If you want to know everything about the famed 1979 film, Apocalypse Now, this is the book for you. Seemingly every detail is to be found between these covers. I recommend that a reader first dive into Eleanor Coppola’s 1995 book, Notes, which also is subtitled The Making of Apocalypse Now, and watch her documentary film, Hearts of Darkness: A Film Maker’s Apocalypse. Then Travers’ book.  At the end of it the author includes chapter notes and a bibliography, which will lead you as far as you want to go and well beyond.

The book includes only three photos, but they were carefully selected: Cpt. Willard (Martin Sheen) with Crazy (Dennis Hopper);  Col. Kilgore (Robert Duvall) in his famous “I love the smell of napalm in the morning” scene; and Francis Ford Coppola, the director, with John Milius, the screen writer, and Sheen. There’s no photo of Marlon Brando.

McFarland books are sometimes leaden and hard to read, but this one is very readable. It contains has many good. behind-the-scenes stories. Travers found and interviewed folks who opened up to him and he made the most of that.

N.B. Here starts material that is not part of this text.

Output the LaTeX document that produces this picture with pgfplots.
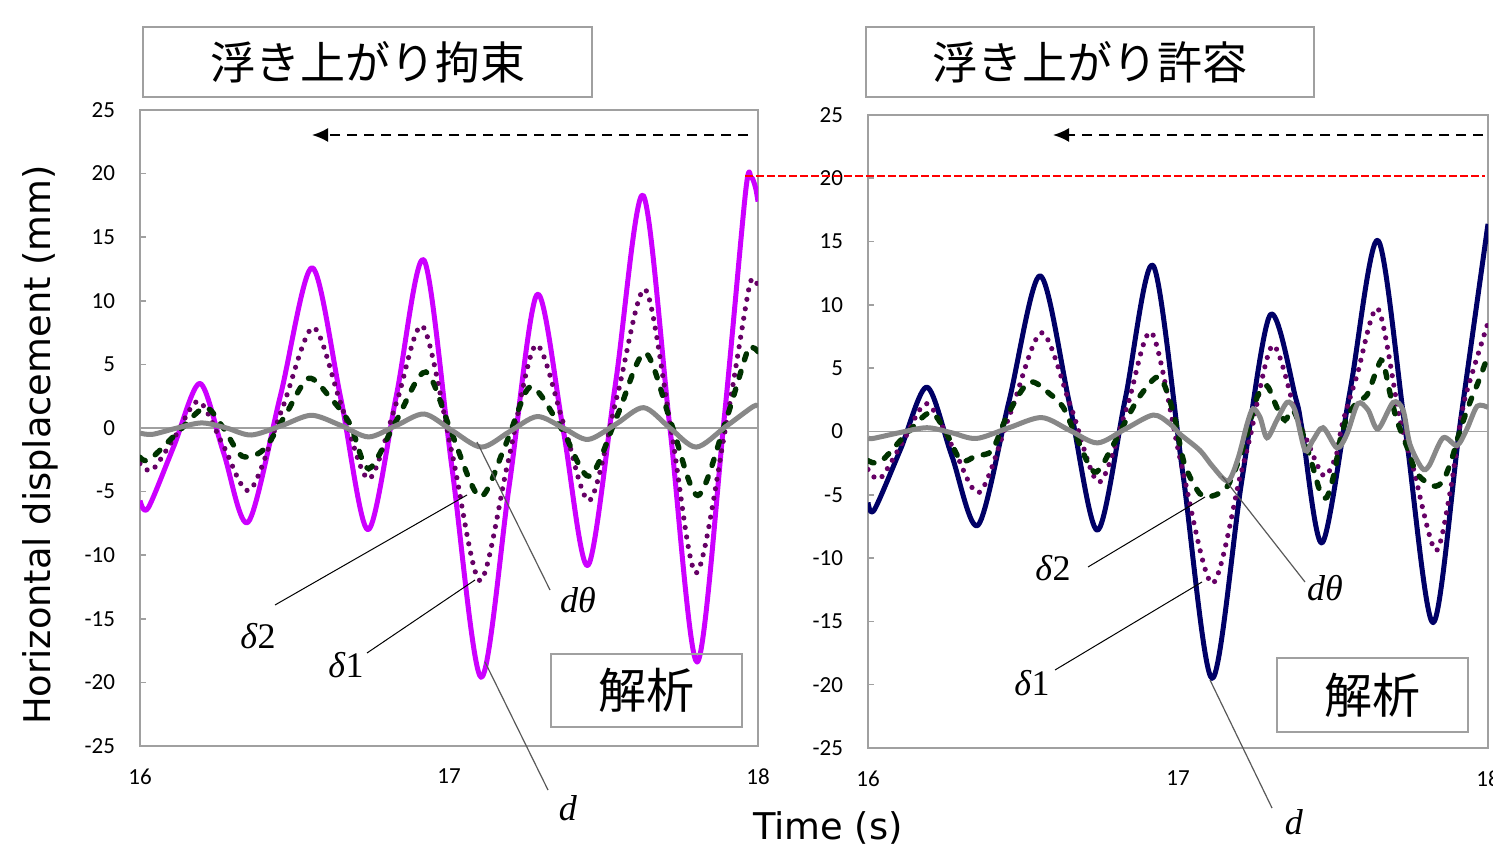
\documentclass[border=0pt]{standalone}
\usepackage{fontspec}
\usepackage{pgfplots}
\pgfplotsset{compat=1.18}
\usetikzlibrary{arrows.meta}
\setmainfont{Liberation Serif}
\newfontfamily\jp{Noto Sans CJK JP}
\newfontfamily\tickfont{Carlito}
\newfontfamily\dv{DejaVu Sans}
\definecolor{mag}{HTML}{CC00FF}
\definecolor{navy}{HTML}{000066}
\definecolor{dpurp}{HTML}{660066}
\definecolor{dgreen}{HTML}{003300}
\definecolor{framegray}{HTML}{A0A0A0}
\definecolor{curvegray}{HTML}{888888}

\pgfplotsset{
 panel/.style={
  scale only axis, anchor=south west,
  xmin=16, xmax=18, ymin=-25, ymax=25,
  xtick={16,17,18}, xticklabels={16,17,18},
  ytick={-25,-20,...,25}, yticklabels={-25,-20,-15,-10,-5,0,5,10,15,20,25},
  ytick pos=left, xtick pos=bottom,
  tick align=inside, major tick length=3pt,
  axis line style={framegray, line width=0.8pt},
  ytick style={framegray, line width=0.8pt},
  xtick style={draw=none},
  ticklabel style={font=\tickfont\fontsize{11.5}{12}\selectfont},
  yticklabel style={xshift=-9pt},
  xticklabel style={yshift=-8pt},
 },
 dline/.style={line width=2.5pt, smooth, line join=round},
 d1line/.style={dpurp, line width=2.6pt, line cap=round, dash pattern=on 0pt off 4.8pt, smooth},
 d2line/.style={dgreen, line width=2.7pt, line cap=round, dash pattern=on 3.2pt off 6pt, smooth},
 dtline/.style={curvegray, line width=2.5pt, smooth},
 zline/.style={framegray, line width=0.7pt},
}

\begin{document}
\begin{tikzpicture}
\useasboundingbox (0,0) rectangle (746.5pt,423pt);

% ---------------- left panel ----------------
\begin{axis}[panel, at={(70pt,50pt)}, width=309pt, height=318pt]
\addplot[zline] coordinates {(16,0) (18,0)};
\addplot[dline, mag] coordinates {
(16.00,-5.7) (16.026,-6.3) (16.11,-1.4) (16.194,3.5) (16.27,-1.9) (16.35,-7.4)
(16.455,2.6) (16.557,12.6) (16.65,2.3) (16.738,-8.0) (16.83,2.6) (16.919,13.2)
(17.01,-3.2) (17.104,-19.6) (17.195,-4.5) (17.285,10.5) (17.37,-0.2) (17.45,-10.8)
(17.54,3.7) (17.628,18.3) (17.715,0) (17.803,-18.4) (17.89,0.6) (17.96,18.6) (17.978,19.7) (17.992,18.9) (18.0,17.8)};
\addplot[d1line] coordinates {
(16.00,-2.8) (16.04,-3.3) (16.115,-0.6) (16.19,2.1) (16.27,-1.4) (16.355,-4.9)
(16.46,1.5) (16.56,7.9) (16.65,1.9) (16.74,-4.0) (16.83,2.0) (16.915,8.0)
(17.01,-2.0) (17.10,-12.0) (17.19,-2.8) (17.28,6.5) (17.37,0.4) (17.455,-5.7)
(17.545,2.6) (17.635,10.9) (17.72,-0.3) (17.80,-11.4) (17.895,0) (17.97,10.9) (17.99,11.4) (18.0,11.3)};
\addplot[d2line] coordinates {
(16.00,-2.3) (16.03,-2.5) (16.12,-0.4) (16.21,1.6) (16.27,0) (16.33,-2.2) (16.40,-1.7)
(16.47,1.0) (16.545,3.9) (16.615,2.4) (16.68,0.3) (16.74,-3.2) (16.83,0.6) (16.925,4.4)
(17.01,-0.5) (17.10,-5.4) (17.18,-1.5) (17.25,2.9) (17.29,2.8) (17.37,-0.3) (17.455,-3.8)
(17.545,1.0) (17.635,5.9) (17.72,0.3) (17.805,-5.3) (17.895,0.5) (17.965,6.0) (17.985,6.3) (18.0,6.0)};
\addplot[dtline] coordinates {
(16.00,-0.4) (16.04,-0.5) (16.12,0) (16.20,0.4) (16.28,0) (16.36,-0.55) (16.46,0.2)
(16.555,1.0) (16.65,0.2) (16.74,-0.7) (16.83,0.2) (16.92,1.1) (17.01,-0.2) (17.105,-1.5)
(17.195,-0.3) (17.285,0.9) (17.37,0) (17.45,-0.9) (17.54,0.3) (17.63,1.6) (17.715,0)
(17.80,-1.5) (17.895,0.1) (17.985,1.7) (18.0,1.65)};
\end{axis}

% ---------------- right panel ----------------
\begin{axis}[panel, at={(434pt,49pt)}, width=310pt, height=316.5pt]
\addplot[zline] coordinates {(16,0) (18,0)};
\addplot[dline, navy] coordinates {
(16.00,-5.6) (16.02,-6.2) (16.105,-1.4) (16.19,3.5) (16.27,-1.9) (16.355,-7.4)
(16.455,2.4) (16.555,12.3) (16.65,2.2) (16.74,-7.8) (16.83,2.6) (16.92,13.1)
(17.015,-3.2) (17.11,-19.5) (17.205,-4.0) (17.297,9.2) (17.38,2.6) (17.40,0.2) (17.465,-8.8)
(17.555,3.2) (17.645,15.1) (17.734,0) (17.823,-15.1) (17.91,0.6) (18.0,16.4)};
\addplot[d1line] coordinates {
(16.00,-3.0) (16.04,-3.7) (16.115,-0.7) (16.19,2.2) (16.275,-1.3) (16.36,-4.8)
(16.46,1.5) (16.56,7.8) (16.655,1.9) (16.745,-4.0) (16.835,1.9) (16.915,7.8)
(17.01,-2.5) (17.11,-12.0) (17.2,-3.6) (17.232,-0.5) (17.305,6.8) (17.38,1.4)
(17.416,-0.7) (17.47,-3.5) (17.51,-1.9) (17.53,0.6) (17.577,4.4) (17.645,9.7)
(17.716,0.9) (17.758,-2.8) (17.83,-9.4) (17.877,-4.9) (17.91,0.6) (17.932,3.2) (18.0,8.6)};
\addplot[d2line] coordinates {
(16.00,-2.3) (16.04,-2.4) (16.12,-0.3) (16.20,1.5) (16.25,0) (16.30,-2.3) (16.35,-1.9)
(16.40,-1.5) (16.45,1.3) (16.52,3.9) (16.59,2.9) (16.63,1.9) (16.66,0.3) (16.73,-3.2)
(16.79,-1.1) (16.835,1.0) (16.88,2.9) (16.94,4.3) (16.985,1.5) (17.02,-2.5) (17.07,-4.9)
(17.11,-5.1) (17.16,-4.3) (17.21,-1.3) (17.255,2.7) (17.287,3.6) (17.319,1.9) (17.345,0.9)
(17.37,1.7) (17.40,0) (17.435,-2.8) (17.458,-4.7) (17.48,-5.2) (17.506,-3.1) (17.52,-1.0)
(17.545,1.1) (17.577,2.3) (17.61,2.9) (17.64,4.8) (17.66,5.6) (17.684,3.0) (17.706,0.9)
(17.74,-1.3) (17.77,-3.3) (17.823,-4.3) (17.855,-3.9) (17.884,-2.1) (17.91,0.1) (17.94,2.2)
(17.97,4.0) (18.0,6.0)};
\addplot[dtline] coordinates {
(16.00,-0.5) (16.016,-0.55) (16.10,-0.1) (16.19,0.3) (16.27,-0.1) (16.35,-0.55) (16.455,0.3)
(16.56,1.1) (16.65,0.1) (16.74,-0.9) (16.83,0.2) (16.92,1.3) (16.974,0.6) (17.006,-0.2)
(17.071,-1.5) (17.113,-2.8) (17.161,-3.9) (17.194,-2.1) (17.223,0.6) (17.242,1.8) (17.265,1.1)
(17.287,-0.5) (17.319,0.9) (17.352,2.3) (17.377,1.7) (17.41,-1.5) (17.435,-0.7) (17.468,0.3)
(17.513,-1.3) (17.545,-0.2) (17.58,2.2) (17.613,1.7) (17.645,0.2) (17.694,2.3) (17.726,1.7)
(17.748,-1.0) (17.787,-2.9) (17.81,-2.7) (17.855,-0.5) (17.9,-1.1) (17.932,0.2) (17.965,2.0)
(18.0,1.9)};
\end{axis}

% ---------------- annotations ----------------
% titles
\draw[framegray, line width=0.6pt] (71.5pt,374.5pt) rectangle (296pt,409.5pt);
\node[font=\jp\fontsize{22.5}{24}\selectfont] at (183.75pt,392pt) {浮き上がり拘束};
\draw[framegray, line width=0.6pt] (433pt,374.5pt) rectangle (657pt,409.5pt);
\node[font=\jp\fontsize{22.5}{24}\selectfont] at (545pt,392pt) {浮き上がり許容};
% 解析 boxes
\draw[framegray, line width=0.6pt] (275.5pt,59.5pt) rectangle (371pt,96pt);
\node[font=\jp\fontsize{24}{26}\selectfont] at (323.25pt,77.75pt) {解析};
\draw[framegray, line width=0.6pt] (638.5pt,57pt) rectangle (734pt,94pt);
\node[font=\jp\fontsize{24}{26}\selectfont] at (686.25pt,75.5pt) {解析};
% arrows
\draw[black, line width=1pt, dash pattern=on 5pt off 3.5pt, -{Latex[length=8pt,width=7pt]}] (374pt,355.5pt) -- (156pt,355.5pt);
\draw[black, line width=1pt, dash pattern=on 5pt off 3.5pt, -{Latex[length=8pt,width=7pt]}] (741.5pt,355.5pt) -- (526.5pt,355.5pt);
% red reference line
\draw[red, line width=0.6pt, dash pattern=on 4pt off 1.5pt] (372.5pt,335pt) -- (742.5pt,335pt);
% leader lines left
\draw[black, line width=0.5pt] (137.5pt,120.5pt) -- (233.5pt,175.5pt);
\draw[black, line width=0.5pt] (183.5pt,96.5pt) -- (237.5pt,133pt);
\draw[black!65, line width=0.6pt] (238.5pt,202pt) -- (275pt,128pt);
\draw[black!65, line width=0.6pt] (242.5pt,92pt) -- (274pt,28pt);
% leader lines right
\draw[black, line width=0.5pt] (544pt,139.5pt) -- (602.5pt,174.5pt);
\draw[black, line width=0.5pt] (527.5pt,88pt) -- (601pt,132pt);
\draw[black!65, line width=0.6pt] (611pt,185pt) -- (652.5pt,132pt);
\draw[black!65, line width=0.6pt] (605pt,83pt) -- (636pt,19pt);
% symbol labels
\begin{scope}[every node/.style={font=\fontsize{18}{20}\selectfont, inner sep=0pt}]
\node at (129pt,105pt) {\textit{δ}2};
\node at (173pt,90.5pt) {\textit{δ}1};
\node at (289pt,123pt) {\textit{dθ}};
\node at (284pt,19pt) {\textit{d}};
\node at (526.5pt,139pt) {\textit{δ}2};
\node at (662.5pt,129pt) {\textit{dθ}};
\node at (516pt,81.5pt) {\textit{δ}1};
\node at (647pt,12pt) {\textit{d}};
\end{scope}
% axis labels
\node[rotate=90, font=\dv\fontsize{18.4}{20}\selectfont] at (20pt,200.5pt) {Horizontal displacement (mm)};
\node[font=\dv\fontsize{18.4}{20}\selectfont] at (414pt,9pt) {Time (s)};
\end{tikzpicture}
\end{document}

The book is organized into twenty-three well-written chapters and comes at the reader from a right-wing posture. When the author mentions the singer Harry Belafonte, for example, he feels it is necessary to say that he was a protégé of Paul Robeson, “black Communist.”  Travers goes on to say that the entertainment industry was taken over by the secular religion of liberalism, except for country music, “which remains Christian and Republican.”  That would a surprise to Willie Nelson, the Dixie Chicks, and sundry other non-Republican country music folks.

This book is well worth reading for information on Apocalypse Now, but a certain care is advised. Read with caution.